A fleet-intensive enterprise with heavy field operations may prioritize mobile workflows, maintenance integration, fuel cost visibility, and route profitability. In this case, the ERP comparison should test how well each platform supports event-driven data ingestion, near-real-time analytics, and interoperability with telematics and maintenance systems. A platform that excels in back-office standardization but struggles with operational data integration may not support the enterprise's decision cycle.
Migration governance, scalability, and resilience recommendations
- Define the target operating model before selecting the platform; otherwise the project becomes a technology swap without process value.
- Separate core ERP requirements from logistics execution requirements so the selection team does not force one platform to solve every problem.
- Score vendors on interoperability, data governance, release management, and resilience, not just functional breadth.
- Use phased migration waves tied to business capability domains such as finance, procurement, inventory, billing, and operational integration.
- Model vendor lock-in risk by reviewing data portability, extension frameworks, integration dependencies, and commercial terms.
- Establish executive governance that includes finance, operations, IT, and business unit leadership to manage tradeoffs early.
Scalability in logistics is not only about transaction volume. It includes the ability to onboard new sites, absorb acquisitions, support new service lines, and maintain visibility across distributed operations. Enterprises should test whether the target ERP can scale organizationally as well as technically. This includes role-based governance, multi-entity controls, localization support, workflow configurability, and analytics performance under operational load.
Operational resilience should be designed into the migration plan.
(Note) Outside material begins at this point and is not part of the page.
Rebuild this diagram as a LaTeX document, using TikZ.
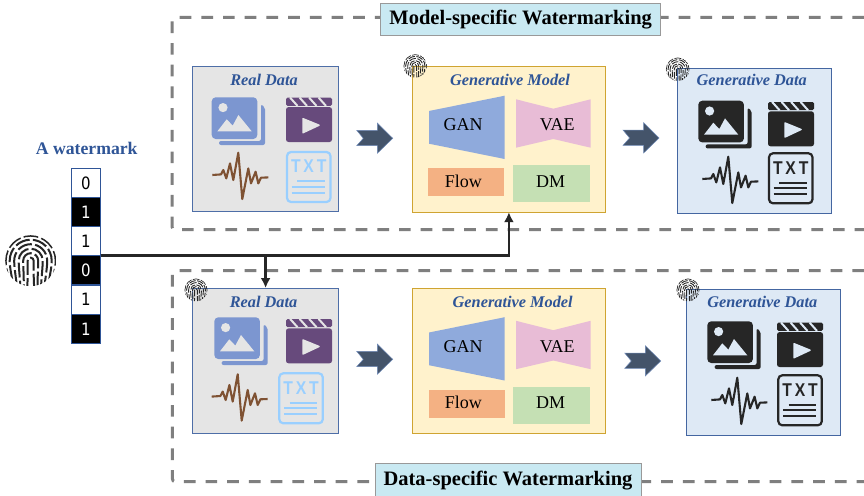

That means fallback procedures for cutover, monitoring for integration failures, clear ownership of master data, and service-level expectations for critical workflows such as shipment billing, inventory updates, and customer invoicing. In logistics, a migration that disrupts execution for even a short period can create downstream revenue leakage and customer dissatisfaction.
Executive decision guidance: how to choose the right migration strategy
CIOs should lead with architecture and interoperability, CFOs with TCO and control, and COOs with operational fit and resilience. The strongest decisions align all three perspectives. If the enterprise's main problem is fragmented financial governance after acquisitions, cloud ERP standardization may be the priority. If the main problem is operational differentiation in transportation or warehousing, a connected architecture may be more appropriate. If technical debt is severe but process maturity is low, a phased modernization approach is usually safer than a big-bang replacement.
The most effective platform selection framework for logistics enterprises asks five questions: what should be standardized, what should remain specialized, what integrations are mission-critical, what level of vendor dependence is acceptable, and what organizational change can realistically be absorbed over the next 24 months. Those answers usually reveal the right migration path more clearly than vendor demos do.
For most logistics enterprises addressing legacy complexity, the optimal answer is not extreme consolidation or unchecked application sprawl. It is a governed modernization strategy: a scalable ERP core, disciplined interoperability, phased migration sequencing, and explicit decisions about where operational specialization creates business value. That is the basis for a credible ERP migration comparison and a more resilient enterprise operating model.